L’elemento buono della società civile è la sua pluralità e la sua fioritura dal basso. Una fioritura che ha bisogno di condizioni e continuamente si scontra con il tentativo di controllarla, di metterci le mani sopra: lo fanno i partiti, lo fanno i grandi interessi economici ma lo fanno, ahinoi, anche pezzi della stessa società civile. Le società avanzano, si fanno più complesse e le consapevolezze cognitive richieste diventano maggiori. Le sfide di questa complessità le potremo sostenere se torniamo a investire nei processi formativi e comprendiamo che non esiste società civile che non abbia accesso a percorsi di formazione plurali. È una grande debolezza del nostro Paese.

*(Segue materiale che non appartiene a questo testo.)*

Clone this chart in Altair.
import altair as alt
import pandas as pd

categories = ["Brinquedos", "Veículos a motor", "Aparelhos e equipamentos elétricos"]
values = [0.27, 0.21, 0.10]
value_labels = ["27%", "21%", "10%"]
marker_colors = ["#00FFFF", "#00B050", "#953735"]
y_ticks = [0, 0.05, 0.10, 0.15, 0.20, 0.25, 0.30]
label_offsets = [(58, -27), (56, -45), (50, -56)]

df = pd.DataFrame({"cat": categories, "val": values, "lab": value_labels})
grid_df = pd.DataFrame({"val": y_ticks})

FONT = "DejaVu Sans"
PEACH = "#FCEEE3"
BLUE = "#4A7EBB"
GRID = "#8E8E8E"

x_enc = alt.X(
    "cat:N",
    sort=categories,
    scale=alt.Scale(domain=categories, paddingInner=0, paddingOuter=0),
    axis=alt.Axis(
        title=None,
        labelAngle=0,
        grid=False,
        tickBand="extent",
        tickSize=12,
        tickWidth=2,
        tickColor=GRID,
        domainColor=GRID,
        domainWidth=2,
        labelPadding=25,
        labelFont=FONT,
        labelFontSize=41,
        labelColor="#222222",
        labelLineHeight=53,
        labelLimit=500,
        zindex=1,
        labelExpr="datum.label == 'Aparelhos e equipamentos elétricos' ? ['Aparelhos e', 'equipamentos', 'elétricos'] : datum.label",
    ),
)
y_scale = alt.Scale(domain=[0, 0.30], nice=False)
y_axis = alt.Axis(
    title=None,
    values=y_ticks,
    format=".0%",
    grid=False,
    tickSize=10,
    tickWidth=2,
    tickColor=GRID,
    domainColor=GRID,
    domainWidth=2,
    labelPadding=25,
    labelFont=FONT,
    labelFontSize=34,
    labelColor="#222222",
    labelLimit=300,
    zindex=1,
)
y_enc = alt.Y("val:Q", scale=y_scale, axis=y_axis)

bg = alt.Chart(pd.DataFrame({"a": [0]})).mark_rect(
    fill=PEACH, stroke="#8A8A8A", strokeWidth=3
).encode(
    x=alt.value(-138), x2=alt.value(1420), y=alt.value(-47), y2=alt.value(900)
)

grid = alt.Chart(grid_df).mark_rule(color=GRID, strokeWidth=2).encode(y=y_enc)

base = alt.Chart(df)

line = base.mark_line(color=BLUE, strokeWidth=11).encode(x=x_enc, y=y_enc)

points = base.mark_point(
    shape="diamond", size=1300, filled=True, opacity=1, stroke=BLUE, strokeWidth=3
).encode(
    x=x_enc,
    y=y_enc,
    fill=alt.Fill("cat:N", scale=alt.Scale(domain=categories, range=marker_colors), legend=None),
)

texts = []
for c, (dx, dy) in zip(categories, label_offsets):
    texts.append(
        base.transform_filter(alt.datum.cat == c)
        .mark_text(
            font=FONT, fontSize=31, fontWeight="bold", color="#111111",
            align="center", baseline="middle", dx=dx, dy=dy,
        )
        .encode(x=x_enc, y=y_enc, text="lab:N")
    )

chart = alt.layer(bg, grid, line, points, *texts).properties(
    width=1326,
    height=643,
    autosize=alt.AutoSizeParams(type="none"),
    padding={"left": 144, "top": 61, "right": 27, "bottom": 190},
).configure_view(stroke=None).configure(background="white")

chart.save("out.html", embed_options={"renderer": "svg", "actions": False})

Oggi, chi parla di società civile ci dica anche cosa e come e quanto vuole investire sulle soggettività. Il che significa investire in conoscenza, in cultura, in formazione e educazione. Nel nostro Paese c’è tanto, ma tende tutto a essere molto disperso e si fa fatica a far circolare le buone pratiche. Il populismo sfrutta la frammentazione e la diffusa sensazione di vivere nel deserto. Questa sensazione nasce dal fatto che le buone pratiche, che ci sono e sono moltissime, stentano ancora a divenire cultura. Farle diventare cultura generativa e condivisa è la sfida che ci attende.